Requirements: Which lines include the word "that"? Copy each of them.
*** Information provided
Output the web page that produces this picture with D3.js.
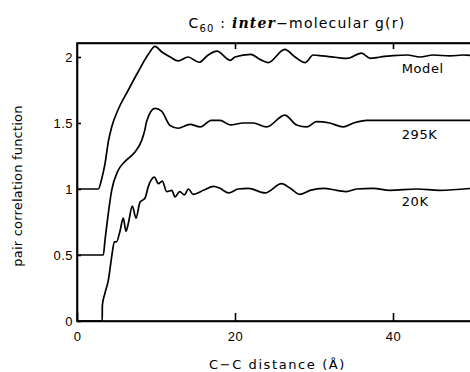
<!DOCTYPE html>
<html>
<head>
<meta charset="utf-8">
<script src="https://cdn.jsdelivr.net/npm/d3@7"></script>
<style>
  body { margin: 0; background: #fff; }
  svg { display: block; font-family: "DejaVu Sans", sans-serif; }
  .axis path, .axis line { stroke: #000; stroke-width: 1.6; }
  .axis text { font-size: 13px; fill: #000; letter-spacing: 0.5px; }
</style>
</head>
<body>
<div id="chart"></div>
<script>
// r in Angstrom, g(r) plotted with its offset
let modelR = [0, 2.7, 3.1, 3.54, 3.97, 4.39, 5.2, 6.5, 7.76, 9.03,
              9.87, 10.7, 11.8, 12.8, 14.05, 15.44, 16.6, 17.7, 19.4, 20.0,
              22.0, 23.2, 24.2, 26.3, 27.6, 28.9, 29.9, 31.1, 32.9, 34.2,
              36.0, 37.1, 38.4, 40.0, 41.8, 43.4, 45.1, 47.2, 48.9, 50];
let modelG = [1.0, 1.0, 1.07, 1.19, 1.36, 1.47, 1.60, 1.75, 1.89, 2.02,
              2.08, 2.04, 2.0, 1.97, 2.0, 1.96, 2.015, 2.045, 1.975, 2.0,
              2.02, 1.98, 1.958, 2.058, 2.0, 1.958, 2.015, 2.008, 1.996, 1.99,
              2.03, 1.99, 2.0, 2.01, 2.015, 2.0, 2.015, 2.008, 2.015, 2.01];

let r295 = [0, 3.33, 3.54, 3.76, 4.39, 5.2, 6.1, 7.34, 8.2, 8.6,
            8.8, 9.87, 10.7, 11.8, 12.8, 14.3, 15.6, 17.0, 18.1, 19.4,
            21.05, 22.3, 24.0, 26.3, 27.8, 29.1, 30.3, 32.0, 33.7, 35.0,
            36.7, 39.6, 43.8, 50];
let g295 = [0.5, 0.5, 0.61, 0.72, 0.99, 1.14, 1.21, 1.28, 1.37, 1.45,
            1.51, 1.61, 1.59, 1.48, 1.46, 1.49, 1.47, 1.52, 1.52, 1.485,
            1.50, 1.50, 1.47, 1.56, 1.485, 1.47, 1.51, 1.50, 1.47, 1.50,
            1.52, 1.52, 1.52, 1.52];

let r20 = [0, 3.19, 3.21, 3.54, 3.97, 4.4, 4.73, 5.0, 5.44, 5.86,
           6.2, 6.5, 7.0, 7.47, 7.97, 8.6, 9.03, 9.8, 10.3, 10.8,
           11.35, 12.0, 12.4, 13.0, 13.6, 14.1, 14.7, 16.0, 17.3, 18.1,
           19.2, 20.4, 21.7, 23.8, 25.9, 27.0, 28.2, 29.5, 31.2, 32.9,
           34.1, 35.4, 37.5, 39.6, 43.0, 45.9, 50];
let g20 = [0, 0, 0.12, 0.21, 0.31, 0.49, 0.60, 0.60, 0.68, 0.78,
           0.68, 0.74, 0.87, 0.78, 0.90, 0.93, 1.02, 1.09, 1.04, 1.06,
           0.98, 0.99, 0.94, 0.98, 0.955, 1.0, 0.96, 0.99, 1.02, 1.005,
           0.97, 1.0, 1.005, 0.97, 1.04, 1.005, 0.96, 0.99, 1.005, 0.99,
           0.98, 1.0, 1.005, 0.99, 1.0, 0.99, 1.005];

let seriesNames = ["Model", "295K", "20K"];
let labelLevels = [1.88, 1.38, 0.87];   // y value where each name sits
let xTicks = [0, 20, 40];
let yTicks = [0, 0.5, 1, 1.5, 2];

// Set the dimensions and margins of the graph
let margin = {top: 43, right: -2, bottom: 51, left: 77},
    width = 470 - margin.left - margin.right,
    height = 372 - margin.top - margin.bottom;

let svg = d3.select("#chart").append("svg")
    .attr("width", 470)
    .attr("height", 372)
    .style("overflow", "hidden");

let g = svg.append("g")
    .attr("transform", "translate(" + margin.left + "," + margin.top + ")");

let x = d3.scaleLinear().domain([0, 50]).range([0, width]);
let y = d3.scaleLinear().domain([0, 2.106]).range([height, 0]);

// Frame
g.append("rect")
    .attr("width", width)
    .attr("height", height)
    .attr("fill", "none")
    .attr("stroke", "#000")
    .attr("stroke-width", 1.6);

// Axes with inward ticks
g.append("g")
    .attr("class", "axis")
    .attr("transform", "translate(0," + height + ")")
    .call(d3.axisBottom(x).tickValues(xTicks).tickSizeInner(-8).tickSizeOuter(0).tickPadding(11));

g.append("g")
    .attr("class", "axis")
    .call(d3.axisTop(x).tickValues(xTicks.slice(1)).tickSizeInner(-6).tickSizeOuter(0).tickFormat(""));

g.append("g")
    .attr("class", "axis")
    .call(d3.axisLeft(y).tickValues(yTicks).tickSizeInner(-4).tickSizeOuter(0).tickPadding(4)
        .tickFormat(d3.format("")));

// Curves
let line = d3.line()
    .x(d => x(d[0]))
    .y(d => y(d[1]))
    .curve(d3.curveMonotoneX);

let curves = [d3.zip(modelR, modelG), d3.zip(r295, g295), d3.zip(r20, g20)];

g.append("g").selectAll("path.curve")
    .data(curves)
    .enter().append("path")
    .attr("class", "curve")
    .attr("d", line)
    .attr("fill", "none")
    .attr("stroke", "#000")
    .attr("stroke-width", 1.7)
    .attr("stroke-linejoin", "round");

// Series names
g.append("g").selectAll("text")
    .data(seriesNames)
    .enter().append("text")
    .attr("x", x(41.1))
    .attr("y", (d, i) => y(labelLevels[i]))
    .attr("font-size", "13px")
    .attr("letter-spacing", "0.6px")
    .text(d => d);

// Title
let title = svg.append("text")
    .attr("x", 297)
    .attr("y", 28)
    .attr("text-anchor", "middle")
    .attr("font-size", "14px")
    .attr("letter-spacing", "1.2px");
title.append("tspan").text("C");
title.append("tspan").attr("font-size", "10px").attr("dy", 4).text("60");
title.append("tspan").attr("dy", -4).text(" : ");
title.append("tspan")
    .attr("font-family", "DejaVu Serif")
    .attr("font-style", "italic")
    .attr("font-weight", "bold")
    .text("inter");
title.append("tspan").text("\u2212molecular g(r)");

// Axis titles
svg.append("text")
    .attr("x", margin.left + width / 2 + 3)
    .attr("y", 369)
    .attr("text-anchor", "middle")
    .attr("font-size", "13px")
    .attr("letter-spacing", "1.6px")
    .text("C\u2212C distance (\u00C5)");

svg.append("text")
    .attr("transform", "translate(22," + (margin.top + height / 2 + 4) + ") rotate(-90)")
    .attr("text-anchor", "middle")
    .attr("font-size", "13px")
    .attr("letter-spacing", "0.2px")
    .text("pair correlation function");
</script>
</body>
</html>
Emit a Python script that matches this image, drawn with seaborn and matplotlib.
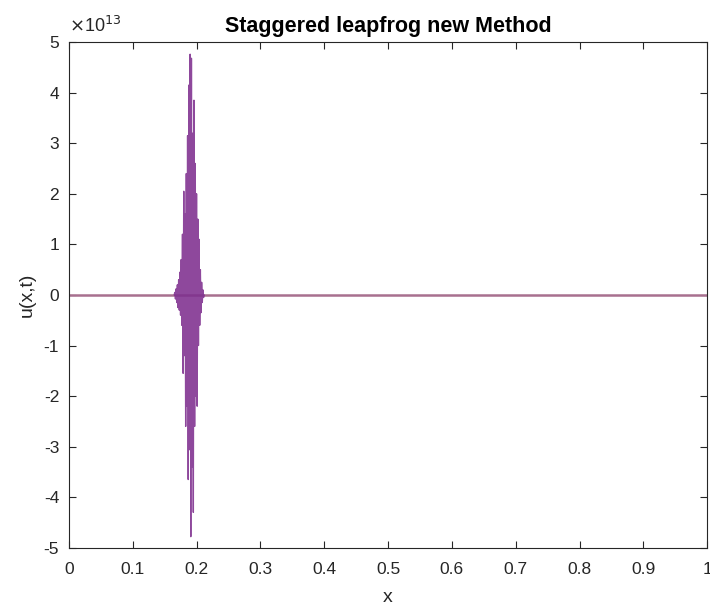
import numpy as np
import pandas as pd
import matplotlib
matplotlib.use("Agg")
import matplotlib.pyplot as plt
import seaborn as sns

# ---- data (u values in units of 1e13) ----
burst_x = [0.165, 0.166, 0.167, 0.168, 0.169, 0.170, 0.171, 0.172, 0.173, 0.174, 0.175,
           0.176, 0.177, 0.178, 0.179, 0.180, 0.181, 0.182, 0.183, 0.184, 0.185,
           0.186, 0.187, 0.188, 0.189, 0.190, 0.191, 0.192, 0.193, 0.194, 0.195,
           0.196, 0.197, 0.198, 0.199, 0.200, 0.201, 0.202, 0.203, 0.204, 0.205,
           0.206, 0.207, 0.208, 0.209, 0.210, 0.211, 0.212]
burst_u = [0.0, 0.05, -0.08, 0.12, -0.15, 0.2, -0.25, 0.3, -0.3, 0.45, -0.4,
           0.7, -0.6, 1.2, -1.55, 2.05, -1.2, 1.6, -2.6, 2.4, -2.2,
           3.15, -3.65, 4.15, -3.06, 4.76, -4.78, 4.68, -3.4, 3.2, -4.3,
           3.85, -2.6, 2.6, -2.0, 2.0, -2.2, 1.5, -1.0, 1.1, -0.6,
           0.5, -0.35, 0.25, -0.15, 0.1, -0.05, 0.0]
edge_x = [0.0, 1.0]
edge_u = [0.0, 0.0]
scale = 1e13

x_ticks = [0, 0.1, 0.2, 0.3, 0.4, 0.5, 0.6, 0.7, 0.8, 0.9, 1]
x_labels = ["0", "0.1", "0.2", "0.3", "0.4", "0.5", "0.6", "0.7", "0.8", "0.9", "1"]
y_ticks = [-5, -4, -3, -2, -1, 0, 1, 2, 3, 4, 5]
y_labels = ["-5", "-4", "-3", "-2", "-1", "0", "1", "2", "3", "4", "5"]

sns.set_theme(style="ticks")
plt.rcParams['font.family'] = ['Liberation Sans', 'DejaVu Sans']
plt.rcParams['axes.unicode_minus'] = False

df = pd.DataFrame({"x": burst_x, "u": np.array(burst_u) * scale})
df0 = pd.DataFrame({"x": edge_x, "u": np.array(edge_u) * scale})

fig = plt.figure(figsize=(7.1, 6.1), dpi=100)
ax = fig.add_axes([0.097, 0.102, 0.899, 0.829])

sns.lineplot(data=df0, x="x", y="u", sort=False, estimator=None, ax=ax,
             color="#A8708F", linewidth=1.8)
sns.lineplot(data=df, x="x", y="u", sort=False, estimator=None, ax=ax,
             color="#7E2F8E", linewidth=1.0, alpha=0.88)

ax.set_xlim(0, 1)
ax.set_ylim(-5 * scale, 5 * scale)
ax.set_xticks(x_ticks)
ax.set_xticklabels(x_labels)
ax.set_yticks([v * scale for v in y_ticks])
ax.set_yticklabels(y_labels)
ax.text(0.0, 1.012, r"$\times$10$^{13}$", transform=ax.transAxes, fontsize=13,
        color="#262626", ha="left", va="bottom")

for s in ax.spines.values():
    s.set_visible(True)
    s.set_color("#262626")
    s.set_linewidth(0.8)
ax.tick_params(direction="in", top=True, right=True, length=5, width=0.8,
               colors="#262626", labelsize=12.5, labelcolor="#262626")
ax.tick_params(axis="x", pad=10)
ax.tick_params(axis="y", pad=7)

ax.set_title("Staggered leapfrog new Method", fontsize=15.5, fontweight="bold",
             color="black", pad=7)
ax.set_xlabel("x", fontsize=14, color="#262626", labelpad=9)
ax.set_ylabel("u(x,t)", fontsize=14, color="#262626", labelpad=6)

fig.savefig("out.png", dpi=100, facecolor="white")
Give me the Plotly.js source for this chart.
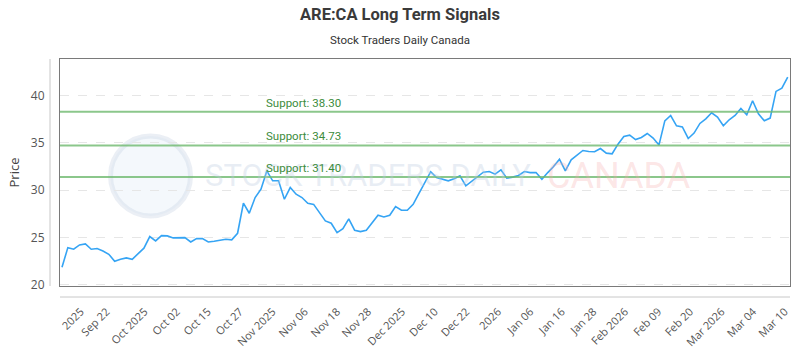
<!DOCTYPE html>
<html>
<head>
<meta charset="utf-8">
<script src="https://cdn.plot.ly/plotly-3.0.1.min.js"></script>
<style>html,body{margin:0;padding:0;background:#fff;}#chart{width:800px;height:350px;}</style>
</head>
<body>
<div id="chart"></div>
<script>
// Trading-day index (0..124) and closing prices
const prices = [
  21.84, 23.92, 23.75, 24.21, 24.31, 23.75, 23.82, 23.57, 23.22, 22.48,
  22.69, 22.83, 22.69, 23.25, 23.86, 25.09, 24.63, 25.19, 25.16, 24.95,
  24.98, 24.98, 24.52, 24.87, 24.87, 24.52, 24.60, 24.67, 24.80, 24.74,
  25.44, 28.62, 27.56, 29.22, 30.10, 32.04, 30.99, 30.99, 29.04, 30.28,
  29.57, 29.22, 28.62, 28.50, 27.56, 26.75, 26.50, 25.51, 25.93, 26.96,
  25.76, 25.62, 25.76, 26.57, 27.35, 27.17, 27.35, 28.26, 27.88, 27.88,
  28.50, 29.67, 30.74, 31.95, 31.33, 31.16, 30.99, 31.20, 31.52, 30.46,
  30.91, 31.44, 31.90, 31.97, 31.69, 32.15, 31.27, 31.38, 31.55, 31.97,
  31.86, 31.86, 31.16, 31.86, 32.50, 33.28, 32.04, 33.21, 33.74, 34.20,
  34.09, 34.06, 34.41, 33.92, 33.85, 34.87, 35.68, 35.82, 35.36, 35.57,
  36.00, 35.51, 34.77, 37.34, 37.90, 36.81, 36.70, 35.47, 36.04, 37.06,
  37.55, 38.19, 37.73, 36.81, 37.45, 37.90, 38.64, 37.98, 39.46, 38.08,
  37.34, 37.63, 40.45, 40.80, 41.97
];
const dayIndex = prices.map((_, i) => i);

const tickLabels = ["2025", "Sep 22", "Oct 2025", "Oct 02", "Oct 15", "Oct 27",
  "Nov 2025", "Nov 06", "Nov 18", "Nov 28", "Dec 2025", "Dec 10", "Dec 22",
  "2026", "Jan 06", "Jan 16", "Jan 28", "Feb 2026", "Feb 09", "Feb 20",
  "Mar 2026", "Mar 04", "Mar 10"];
const tickIndex = [3.2, 7.6, 14.1, 19.6, 24.9, 30.4, 36.0, 41.5, 47.0, 52.3,
  58.1, 63.7, 69.1, 74.5, 80.0, 85.4, 90.8, 96.2, 101.9, 107.3, 112.7, 118.1, 123.5];

const supportLevels = [38.30, 34.73, 31.40];
const supportLabels = supportLevels.map(v => "Support: " + v.toFixed(2));

const titleText = "ARE:CA Long Term Signals";
const subtitleText = "Stock Traders Daily Canada";

const trace = {
  x: dayIndex,
  y: prices,
  type: "scatter",
  mode: "lines",
  line: {color: "#35a4f4", width: 1.6},
  hoverinfo: "y",
  showlegend: false
};

const shapes = [];
// watermark logo ring
shapes.push({type: "circle", layer: "below", xref: "paper", yref: "paper",
  xsizemode: "pixel", ysizemode: "pixel", xanchor: 0.124, yanchor: 0.485,
  x0: -40, x1: 40, y0: -40, y1: 40,
  line: {color: "rgba(205,215,230,0.4)", width: 5}, fillcolor: "rgba(220,232,246,0.3)"});
supportLevels.forEach(v => {
  shapes.push({type: "line", xref: "paper", yref: "y", x0: 0, x1: 1, y0: v, y1: v,
    line: {color: "rgba(110,185,110,0.8)", width: 2}});
});
// detached axis lines
shapes.push({type: "line", xref: "paper", yref: "paper", xsizemode: "pixel", xanchor: 0,
  x0: -10, x1: -10, y0: 0, y1: 1, line: {color: "#c8c8c8", width: 1}});
shapes.push({type: "line", xref: "paper", yref: "paper", ysizemode: "pixel", yanchor: 0,
  y0: -11, y1: -11, x0: 0, x1: 1, line: {color: "#c8c8c8", width: 1}});

const annotations = [];
annotations.push({xref: "paper", yref: "paper", x: 0.196, y: 0.485, xanchor: "left", yanchor: "middle",
  text: "STOCK TRADERS DAILY", showarrow: false,
  font: {family: "Liberation Sans Narrow, Roboto", size: 31, color: "rgba(190,205,225,0.35)"}});
annotations.push({xref: "paper", yref: "paper", x: 0.664, y: 0.485, xanchor: "left", yanchor: "middle",
  text: "CANADA", showarrow: false,
  font: {family: "Roboto, Liberation Sans", size: 36, color: "rgba(245,170,170,0.3)"}});
supportLevels.forEach((v, i) => {
  annotations.push({xref: "paper", yref: "y", x: 0.279, y: v, xanchor: "left", yanchor: "middle",
    yshift: 9, text: supportLabels[i], showarrow: false,
    font: {family: "Roboto, Open Sans", size: 11.5, color: "#3c8c3c"}});
});
// title + subtitle, centred on the page
annotations.push({xref: "paper", yref: "paper", x: 0.466, y: 1.194, xanchor: "center", yanchor: "middle",
  text: "<b>" + titleText + "</b>", showarrow: false,
  font: {family: "Roboto, Open Sans", size: 16.5, color: "#3a3a3a"}});
annotations.push({xref: "paper", yref: "paper", x: 0.466, y: 1.084, xanchor: "center", yanchor: "middle",
  text: subtitleText, showarrow: false,
  font: {family: "Roboto, Open Sans", size: 11.5, color: "#333"}});

const layout = {
  width: 800, height: 350,
  margin: {l: 60, r: 10, t: 59, b: 64},
  paper_bgcolor: "#ffffff", plot_bgcolor: "#ffffff",
  xaxis: {
    range: [-0.34, 124.39], tickmode: "array", tickvals: tickIndex, ticktext: tickLabels,
    tickangle: -45, ticks: "outside", ticklen: 14, tickcolor: "rgba(0,0,0,0)",
    tickfont: {family: "Open Sans", size: 11, color: "#555"},
    showgrid: false, zeroline: false,
    showline: true, mirror: true, linecolor: "#7a7a7a", linewidth: 1
  },
  yaxis: {
    range: [19.86, 43.88], tickvals: [20, 25, 30, 35, 40],
    ticks: "outside", ticklen: 12, tickcolor: "rgba(0,0,0,0)",
    tickfont: {family: "Open Sans", size: 12, color: "#555"},
    showgrid: true, gridcolor: "#e6e6e6", griddash: "dash", gridwidth: 1,
    zeroline: false, showline: true, mirror: true, linecolor: "#7a7a7a", linewidth: 1,
    title: {text: "Price", standoff: 8, font: {family: "Open Sans", size: 13, color: "#444"}}
  },
  shapes: shapes,
  annotations: annotations
};

Plotly.newPlot("chart", [trace], layout, {displayModeBar: false, staticPlot: true});
</script>
</body>
</html>
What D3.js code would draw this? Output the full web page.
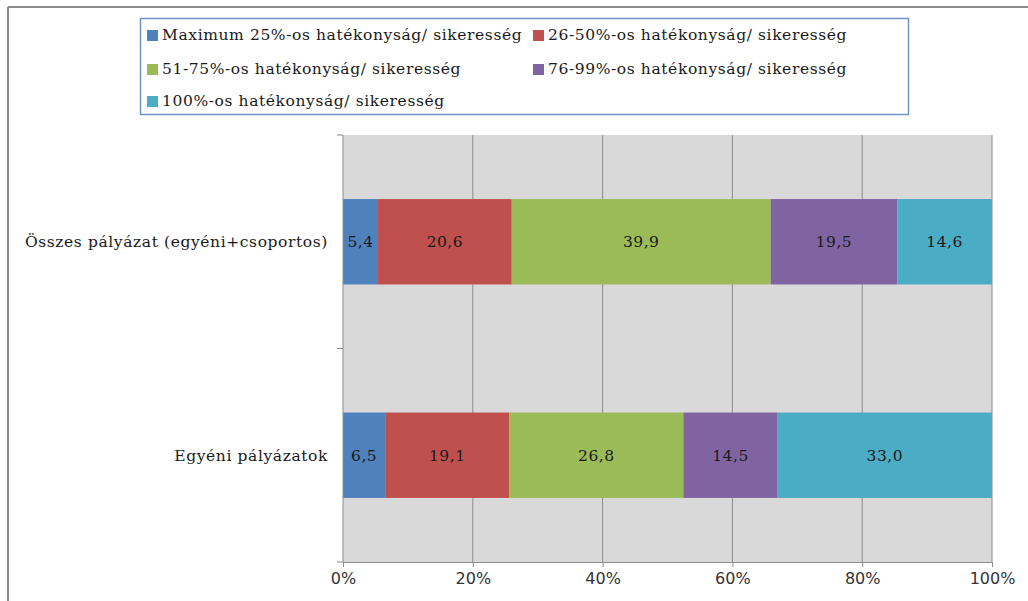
******
Correct answer:
Output the web page that produces this picture with D3.js.
Emit a Python script that matches this image, drawn with seaborn and matplotlib.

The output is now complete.